Nesta segunda-feira se deu também a abertura da Foco, que nesta edição se configura como a competitiva de curtas do festival. O primeiro curta exibido, Retrato de Suzana, de Leonardo Amaral e Lygia Santos, nos instalou muito bem na sessão. O foco do filme é um salão de cabeleireiro que se dobra em ateliê de arte no fim da noite, e é marcado por uma obra no seu entorno cuja presença lhe invade o espaço o tempo. Mas o que nos envolve é a forma como a dupla de cineasta o circula: Retrato de Suzana vai aos poucos nos envolvendo no seu objeto partindo das beiradas, em meio à fronteira salão/obra, até chegar no momento que Suzana recebe seu professor e vai trabalhar no seu quadro.

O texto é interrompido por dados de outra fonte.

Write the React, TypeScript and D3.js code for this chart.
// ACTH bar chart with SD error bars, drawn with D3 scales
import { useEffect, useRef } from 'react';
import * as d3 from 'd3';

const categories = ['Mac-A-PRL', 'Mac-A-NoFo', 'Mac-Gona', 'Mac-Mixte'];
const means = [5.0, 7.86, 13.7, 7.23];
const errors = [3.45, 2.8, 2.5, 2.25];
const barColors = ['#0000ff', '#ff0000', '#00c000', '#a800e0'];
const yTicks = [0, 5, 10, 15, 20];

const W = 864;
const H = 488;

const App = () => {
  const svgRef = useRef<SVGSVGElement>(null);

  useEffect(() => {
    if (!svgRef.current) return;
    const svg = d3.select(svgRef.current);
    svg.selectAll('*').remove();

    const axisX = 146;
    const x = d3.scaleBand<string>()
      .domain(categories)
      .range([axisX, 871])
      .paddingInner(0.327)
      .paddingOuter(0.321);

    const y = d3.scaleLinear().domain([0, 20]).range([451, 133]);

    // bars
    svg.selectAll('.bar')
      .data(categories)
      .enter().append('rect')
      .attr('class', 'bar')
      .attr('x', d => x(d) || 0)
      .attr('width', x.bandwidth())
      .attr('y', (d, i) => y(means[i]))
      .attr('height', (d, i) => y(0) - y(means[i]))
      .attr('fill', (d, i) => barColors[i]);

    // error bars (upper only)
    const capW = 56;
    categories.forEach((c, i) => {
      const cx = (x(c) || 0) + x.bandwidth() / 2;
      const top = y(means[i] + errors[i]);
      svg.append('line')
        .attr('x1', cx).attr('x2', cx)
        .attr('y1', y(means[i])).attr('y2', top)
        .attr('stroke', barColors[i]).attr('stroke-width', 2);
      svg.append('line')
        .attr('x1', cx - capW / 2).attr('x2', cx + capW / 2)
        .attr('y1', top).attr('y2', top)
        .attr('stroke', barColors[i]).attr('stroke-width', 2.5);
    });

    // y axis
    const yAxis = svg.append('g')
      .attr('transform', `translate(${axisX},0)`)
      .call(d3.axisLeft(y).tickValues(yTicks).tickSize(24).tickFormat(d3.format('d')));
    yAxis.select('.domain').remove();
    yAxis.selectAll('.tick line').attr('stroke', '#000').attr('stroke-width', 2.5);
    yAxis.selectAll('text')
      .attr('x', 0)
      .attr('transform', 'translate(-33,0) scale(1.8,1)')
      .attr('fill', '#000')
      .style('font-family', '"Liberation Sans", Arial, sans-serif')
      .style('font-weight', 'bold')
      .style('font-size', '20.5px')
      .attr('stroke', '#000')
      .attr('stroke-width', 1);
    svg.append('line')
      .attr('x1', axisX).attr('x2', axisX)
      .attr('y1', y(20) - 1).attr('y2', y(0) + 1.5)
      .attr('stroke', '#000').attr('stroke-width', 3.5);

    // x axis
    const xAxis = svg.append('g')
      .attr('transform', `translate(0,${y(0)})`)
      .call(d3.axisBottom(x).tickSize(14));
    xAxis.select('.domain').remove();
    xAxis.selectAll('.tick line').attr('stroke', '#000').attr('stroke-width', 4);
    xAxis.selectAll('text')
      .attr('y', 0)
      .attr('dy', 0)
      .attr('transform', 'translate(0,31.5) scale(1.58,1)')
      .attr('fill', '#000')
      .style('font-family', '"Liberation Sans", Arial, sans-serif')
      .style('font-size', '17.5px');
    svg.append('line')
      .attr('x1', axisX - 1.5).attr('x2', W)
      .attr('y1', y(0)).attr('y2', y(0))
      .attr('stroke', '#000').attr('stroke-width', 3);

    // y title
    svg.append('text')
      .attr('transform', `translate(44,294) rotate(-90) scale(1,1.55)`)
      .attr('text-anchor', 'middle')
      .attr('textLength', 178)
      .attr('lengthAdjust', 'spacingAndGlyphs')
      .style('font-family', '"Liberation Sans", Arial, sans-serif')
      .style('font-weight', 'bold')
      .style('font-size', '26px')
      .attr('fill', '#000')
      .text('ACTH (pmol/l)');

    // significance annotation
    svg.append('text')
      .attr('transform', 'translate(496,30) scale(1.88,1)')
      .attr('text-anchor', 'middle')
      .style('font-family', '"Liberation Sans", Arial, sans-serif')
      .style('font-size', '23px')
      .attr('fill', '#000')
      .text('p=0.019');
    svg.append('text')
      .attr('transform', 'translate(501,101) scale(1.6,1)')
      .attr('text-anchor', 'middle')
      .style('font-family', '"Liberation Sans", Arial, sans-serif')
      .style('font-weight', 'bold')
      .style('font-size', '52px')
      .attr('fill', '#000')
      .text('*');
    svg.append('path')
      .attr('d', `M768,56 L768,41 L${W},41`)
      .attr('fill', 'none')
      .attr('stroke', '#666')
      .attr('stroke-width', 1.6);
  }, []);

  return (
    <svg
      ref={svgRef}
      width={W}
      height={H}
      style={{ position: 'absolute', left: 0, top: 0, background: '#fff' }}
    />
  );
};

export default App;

É um filme com um sentimento de local muito forte. Em meio as múltiplos duplos que se acumulam no filme, é este poder de instalação que se destaca.

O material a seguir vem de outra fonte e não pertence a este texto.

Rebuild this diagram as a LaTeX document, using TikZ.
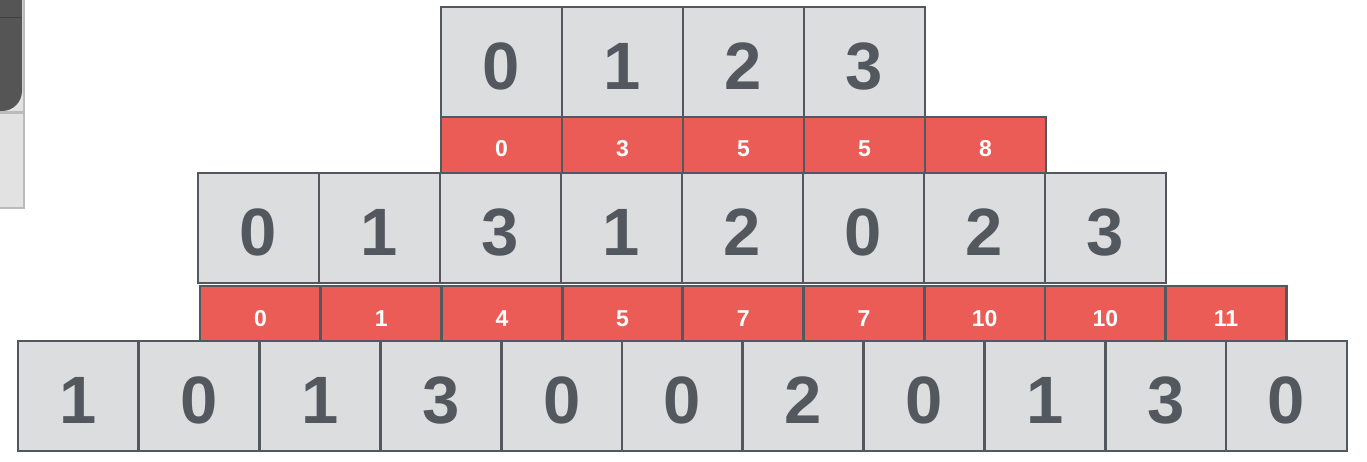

Diretor do filme seguinte (Haruo Ohara), Rodrigo Grota vem desenvolvendo obra de tamanha personalidade em filmes como Satori Uso e Booker Pittman que basta o plano inicial deste novo filme para que saibamos que estamos diante de seu novo trabalho. Como sempre, o formalismo pictórico de Grota produz imagens de incrível rebuscamento que lembrar um pouco alguns outros cineastas que trabalham no limite deste pictórico artístico – como Béla Tarr. Há momentos em que Haruo Ohara parece carregado demais deste cuidado visual todo, mas é inegável que há uma força nestas imagens. Nos seus melhores momentos, o cinema de Grota exibe uma fé incrível no seu poder de deslumbrar. Há sobretudo uma precisão no olhar que Grota lança sobre a sua reconstituição que reforça este encantamento e ajuda a polir suas beiradas mais exageradas. Esta precisão de olhar nem sempre se encontra num filme como O Sal da Lua, de Cristiana Miranda. Trata-se de um experimental que tem um conceito de curto circuito forte, chegando mesmo a sugerir uma sci-fi da cidade do terceiro mundo, mas que se perde justamente ao carregar demais na sua confluência de elementos (off de Cocteau, texto do Octavio Paz, etc) que terminam por engolir o filme.

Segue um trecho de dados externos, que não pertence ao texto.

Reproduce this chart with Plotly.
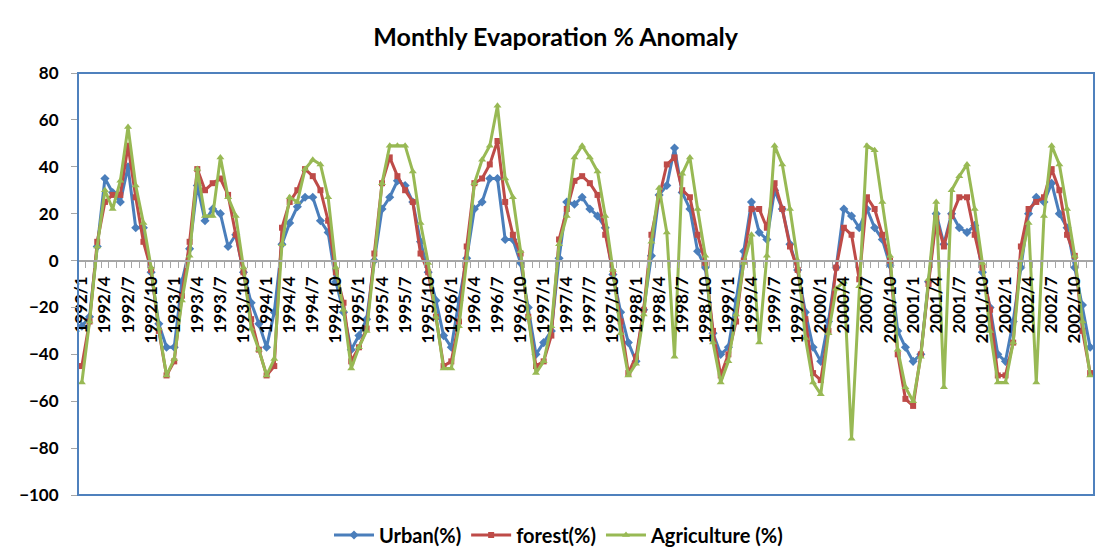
import plotly.graph_objects as go

years = list(range(1992, 2003))
months = [f"{y}/{m}" for y in years for m in range(1, 13)]

urban = [
    -28, -24, 6, 35, 29, 25, 40, 14, 14, -5, -27, -37,
    -37, -9, 5, 32, 17, 22, 20, 6, 11, -5, -18, -27,
    -37, -22, 7, 16, 23, 27, 27, 17, 12, -9, -22, -38,
    -32, -25, 0, 22, 27, 34, 32, 25, 8, -5, -17, -32,
    -37, -17, 1, 22, 25, 35, 35, 9, 9, -1, -20, -40,
    -35, -30, 1, 25, 24, 27, 22, 19, 14, -6, -22, -35,
    -43, -21, 2, 28, 32, 48, 29, 22, 4, -3, -31, -40,
    -37, -17, 4, 25, 12, 9, 30, 22, 7, -4, -22, -37,
    -43, -26, -3, 22, 19, 14, 22, 14, 9, -2, -30, -37,
    -43, -40, -9, 20, 7, 20, 14, 12, 15, -5, -20, -40,
    -43, -26, -3, 20, 27, 25, 33, 20, 14, -3, -19, -37,
]
forest = [
    -45, -26, 8, 25, 28, 28, 49, 27, 8, -4, -30, -49,
    -43, -15, 8, 39, 30, 33, 35, 28, 11, -5, -25, -38,
    -49, -45, 14, 25, 30, 39, 36, 30, 17, -5, -18, -43,
    -37, -29, 3, 33, 44, 36, 30, 25, 3, -5, -24, -45,
    -43, -26, 6, 33, 35, 41, 51, 25, 11, 3, -24, -45,
    -43, -32, 9, 22, 34, 36, 33, 28, 11, -5, -26, -48,
    -41, -21, 11, 27, 41, 44, 30, 27, 11, -1, -30, -49,
    -40, -26, 0, 22, 22, 14, 33, 22, 6, -4, -25, -48,
    -51, -30, -3, 14, 11, -8, 27, 22, 11, 0, -40, -59,
    -62, -40, -10, 18, 6, 19, 27, 27, 11, -3, -21, -49,
    -49, -35, 6, 22, 25, 27, 39, 30, 11, 2, -30, -48,
]
agriculture = [
    -52, -26, 6, 30, 22, 34, 57, 32, 16, -3, -29, -49,
    -42, -17, 2, 39, 19, 19, 44, 27, 19, -3, -29, -38,
    -49, -42, 7, 27, 25, 39, 43, 41, 27, -3, -21, -46,
    -37, -30, 0, 33, 49, 49, 49, 38, 16, -1, -24, -46,
    -46, -28, 0, 33, 43, 49, 66, 35, 27, 4, -24, -48,
    -43, -28, 7, 19, 44, 49, 44, 38, 19, -4, -31, -49,
    -44, -23, 8, 31, 12, -41, 37, 44, 22, 2, -35, -52,
    -43, -23, -1, 11, -35, 2, 49, 41, 22, 0, -33, -52,
    -57, -31, -12, -9, -76, -11, 49, 47, 25, 2, -38, -54,
    -60, -41, -8, 25, -54, 30, 36, 41, 22, -1, -30, -52,
    -52, -35, 0, 16, -52, 19, 49, 41, 22, 2, -26, -49,
]

y_ticks = list(range(-100, 81, 20))
series = [
    ("Urban(%)", urban, "#4A7EBB", "diamond", 7),
    ("forest(%)", forest, "#BE4B48", "square", 6),
    ("Agriculture (%)", agriculture, "#98B954", "triangle-up", 7),
]

FONT = "Lato, Open Sans, sans-serif"
idx = list(range(len(months)))

fig = go.Figure()
for name, vals, color, sym, size in series:
    fig.add_trace(go.Scatter(
        x=idx, y=vals, name=name, mode="lines+markers",
        line=dict(color=color, width=3),
        marker=dict(symbol=sym, size=size, color=color),
    ))

ymin, ymax = y_ticks[0], y_ticks[-1]
zero_pos = (0 - ymin) / (ymax - ymin)

fig.update_layout(
    width=1096, height=559,
    margin=dict(l=78, r=2, t=73, b=64, autoexpand=False),
    paper_bgcolor="white", plot_bgcolor="white",
    font=dict(family=FONT, color="black"),
    title=dict(text="<b>Monthly Evaporation % Anomaly</b>",
               x=0.507, xref="container", xanchor="center",
               y=1 - 37 / 559, yref="container", yanchor="middle",
               font=dict(size=25, family=FONT, color="black")),
    showlegend=True,
    legend=dict(orientation="h", x=559 / 1096, xref="container", xanchor="center",
                y=1 - 535 / 559, yref="container", yanchor="middle",
                font=dict(size=20, family=FONT, color="black", weight="bold"),
                itemwidth=40, traceorder="normal"),
    xaxis=dict(
        range=[-0.5, len(months) - 0.5],
        tickmode="array", tickvals=idx[::3], ticktext=months[::3],
        tickangle=-90,
        tickfont=dict(size=17, family=FONT, color="black", weight="bold"),
        ticks="outside", ticklen=8, tickcolor="rgba(0,0,0,0)",
        showline=True, linecolor="#A6A6A6", linewidth=2,
        anchor="free", position=zero_pos,
        showgrid=False, zeroline=False, automargin=False,
        minor=dict(tickmode="array",
                   tickvals=[i - 0.5 for i in range(len(months) + 1)],
                   ticks="outside", ticklen=6, tickcolor="#A6A6A6", tickwidth=1),
    ),
    yaxis=dict(
        range=[ymin, ymax], tickmode="array", tickvals=y_ticks,
        tickfont=dict(size=17, family=FONT, color="black", weight="bold"),
        ticks="outside", ticklen=6, tickcolor="#A6A6A6",
        showline=False, showgrid=False, zeroline=False, automargin=False,
        ticklabelstandoff=9,
    ),
)
fig.add_shape(type="rect", xref="paper", yref="paper", x0=0, y0=0, x1=1, y1=1,
              line=dict(color="#4F81BD", width=2), layer="above")

fig.write_html("out.html")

Dois e Meio se destaca de todo este conjunto justamente por sua aposta completa no ato de contar uma história. Alexandre Serafini aposta que seu pequeno conto sobre um mecânico de elevadores que precisa recuperar seu carro roubado vai se bastar por si só. Não deixa de ser uma espécie de lição ilustrada, reforçada tanto pelo tom econômico do formato de curta como em algumas opções de construção dramática (algumas movimentações de câmera na parte inicial, todo o suspense da parte final, etc.). É um filme com o mérito inegável de ser direto, saber do que quer falar e como chegar lá.

Dois filmes opostos em tom, mas com alguns pontos de contato muito interessantes são As Aventuras de Paulo Bruscky, de Gabriel Mascaro, e O Sarcófago, de Daniel Lisboa. São ambos espécies de filmes-retratos de artistas peculiares que chegam a seus objetos por caminhos ainda menos comuns. O Sarcófago tem uma personagem central escorregadia, que parece viver em função do confronto, vive enterrado em meio a sua arte no sarcófago do título, e se recusa a se revelar, transformando o próprio corpo numa extensão da sua criação. Lisboa articula tudo isto numa atmosfera muito forte, com som muito invasivo e imagens de impacto. É muito envolvente até certo ponto e então seu retrato começa girar em falso – suas imagens seguem com um significante forte, mas já não conseguem a mesma liga. A construção não consegue se sustentar, como se todos aqueles recursos tivessem um impacto curto.

Se, assim como O Sarcófago, As Aventuras de Paulo Bruscky é um filme que encerra a criação artística no próprio viver das suas personagens, ao contrário do filme de Daniel Lisboa ele sugere uma colaboração maior entre cineasta e seu personagem. As Aventuras de Paulo Bruscky é um documentário de animação: todo ele passado no ambiente virtual do Second Life, é um filme sobre um corpo virtual que mergulha com prazer nas possibilidades criativas deste contrasenso. É um filme sobre criação embebedado pela idéia do viver. No ambiente virtual, Bruscky localiza um espaço mutante ideal para sua arte, e nas suas aventuras, a câmera de Mascaro encontra um interlocutor perfeito.